Today was a tough day, ending an extremely tough couple of weeks. Stan Plesser, the Senior Plesser I’ve been writing about, passed away. I ran a shot from this same series back in June when the family took a trip together to Los Angeles. Anything I would have shot fresh would have seemed so irrelevant with today’s happenings, and I really needed to see his smiling face again anyway.
Stan was a pretty short guy, but he had the enthusiasm of a giant. He grew up in New York City and had the most amazing stories of his childhood there. He loved telling stories of growing up in the Jewish neighborhoods and of smelling the fresh roasted nuts wafting up to his open bedroom window from the street as well as the fresh fish he could buy from off the truck (“I have never again tasted fish that fresh!”).

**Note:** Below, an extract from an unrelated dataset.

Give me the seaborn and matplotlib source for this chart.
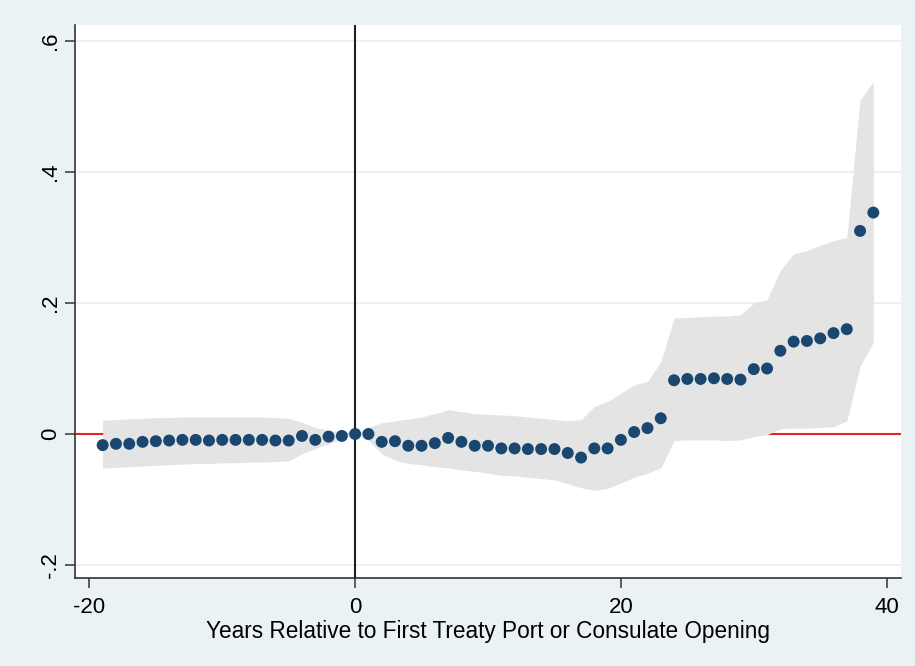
import matplotlib
matplotlib.use("Agg")
import matplotlib.pyplot as plt
import numpy as np
import pandas as pd
import seaborn as sns

# Event-study coefficients by year relative to first treaty port / consulate opening
years = list(range(-19, 40))

coef = [
    -0.017, -0.015, -0.015, -0.012, -0.011, -0.010, -0.009, -0.009, -0.010, -0.009,
    -0.009, -0.009, -0.009, -0.010, -0.010, -0.003, -0.009, -0.004, -0.003, 0.000,
    0.000, -0.012, -0.011, -0.018, -0.018, -0.014, -0.006, -0.012, -0.018, -0.018,
    -0.022, -0.022, -0.023, -0.023, -0.023, -0.029, -0.036, -0.022, -0.022, -0.009,
    0.003, 0.009, 0.024, 0.082, 0.084, 0.084, 0.085, 0.084, 0.083, 0.099,
    0.100, 0.127, 0.141, 0.142, 0.146, 0.154, 0.160, 0.310, 0.338,
]

ci_upper = [
    0.021, 0.022, 0.023, 0.024, 0.025, 0.025, 0.026, 0.026, 0.026, 0.026,
    0.026, 0.026, 0.026, 0.025, 0.024, 0.018, 0.010, 0.006, 0.003, 0.000,
    0.010, 0.017, 0.020, 0.023, 0.026, 0.031, 0.037, 0.034, 0.031, 0.030,
    0.029, 0.028, 0.026, 0.024, 0.022, 0.020, 0.022, 0.042, 0.050, 0.062,
    0.075, 0.080, 0.110, 0.177, 0.178, 0.179, 0.180, 0.180, 0.182, 0.200,
    0.205, 0.250, 0.275, 0.280, 0.288, 0.295, 0.300, 0.510, 0.538,
]

ci_lower = [
    -0.052, -0.051, -0.050, -0.049, -0.048, -0.047, -0.046, -0.045, -0.045, -0.044,
    -0.044, -0.043, -0.043, -0.042, -0.041, -0.030, -0.022, -0.015, -0.008, 0.000,
    -0.010, -0.030, -0.040, -0.045, -0.047, -0.050, -0.052, -0.055, -0.057, -0.060,
    -0.063, -0.064, -0.066, -0.068, -0.070, -0.076, -0.082, -0.086, -0.083, -0.075,
    -0.066, -0.060, -0.052, -0.010, -0.009, -0.009, -0.009, -0.010, -0.009, -0.004,
    -0.001, 0.008, 0.009, 0.009, 0.010, 0.011, 0.020, 0.103, 0.140,
]

x_ticks = [-20, 0, 20, 40]
x_tick_labels = ["-20", "0", "20", "40"]
y_ticks = [-0.2, 0.0, 0.2, 0.4, 0.6]
y_tick_labels = ["-.2", "0", ".2", ".4", ".6"]
x_label = "Years Relative to First Treaty Port or Consulate Opening"

df = pd.DataFrame({"year": years, "coef": coef, "lo": ci_lower, "hi": ci_upper})

sns.set_theme(style="white")
plt.rcParams["font.family"] = ["Liberation Sans", "DejaVu Sans"]

bg = "#EAF2F3"
fig = plt.figure(figsize=(9.15, 6.66), dpi=100, facecolor=bg)
ax = fig.add_axes([0.0820, 0.1314, 0.9027, 0.8311])
ax.set_facecolor("white")

# horizontal grid
for yt in y_ticks:
    ax.axhline(yt, color="#E8EEF0", lw=1.2, zorder=0)

# zero reference line sits beneath the confidence band
ax.axhline(0, color="#E8231F", lw=1.5, zorder=1)

# 95% confidence band
ax.fill_between(df["year"], df["lo"], df["hi"], color="#E4E4E4", lw=0, zorder=2)

# event date
ax.axvline(0, color="#1E1E1E", lw=1.5, zorder=3)

sns.scatterplot(data=df, x="year", y="coef", color="#1A476F", s=74,
                edgecolor="none", linewidth=0, ax=ax, zorder=4, legend=False)

ax.set_xlim(-21.08, 41.08)
ax.set_ylim(-0.2206, 0.6244)
ax.set_xticks(x_ticks)
ax.set_xticklabels(x_tick_labels)
ax.set_yticks(y_ticks)
ax.set_yticklabels(y_tick_labels, rotation=90, va="center")

for side in ["top", "right"]:
    ax.spines[side].set_visible(False)
for side in ["left", "bottom"]:
    ax.spines[side].set_color("#333333")
    ax.spines[side].set_linewidth(1.2)

ax.tick_params(axis="both", which="major", direction="out", length=7, width=1.1,
               color="#333333", labelsize=16, labelcolor="black", pad=6,
               left=True, bottom=True)
ax.tick_params(axis="y", pad=3)

ax.set_xlabel(x_label, fontsize=16.3, color="black", labelpad=2)
ax.set_ylabel("")

fig.savefig("out.png", dpi=100, facecolor=bg)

He was a dreamer who was continuously thinking of new and creative business ideas and solutions — including lots of ideas for me on how to save newspapers, which he could never fathom not reading. Stan read every paper he could, watched as much TV political news as anyone (especially me) could stomach, visited all kinds of museums, traveled the world over and loved to listen to public radio. In short, he loved to learn.
He was also an old-school music industry guy who had once managed rock bands, and reliving those stories with him on tour was a treasure for both Jamie and I, the obvious rock fanatics. He opened a club in Kansas City in the 1960s and promoted shows there for many years (resulting in a documentary being made on him and his impact on the local music scene — which he was extremely proud of). He never gave up on new music, and I loved it that at 79 years old he was interested in Wilco and Delta Spirit. Along with the new artists, he loved to tell you about seeing Jimi Hendrix and Bob Marley live. Man, he loved music — just like I do.
Beyond rock’n’roll, Stan also loved the Kansas Jayhawks with a vigor only matched by his sons. I fear we may miss him most on game days this year, when as the game comes to a close, there is no phone call to dissect every players’ magnificence and every referees’ blind call.
Stan was an amazing man who will be missed deeply. I’ll be back in Kansas City for the week as we remember his passions and say our goodbyes.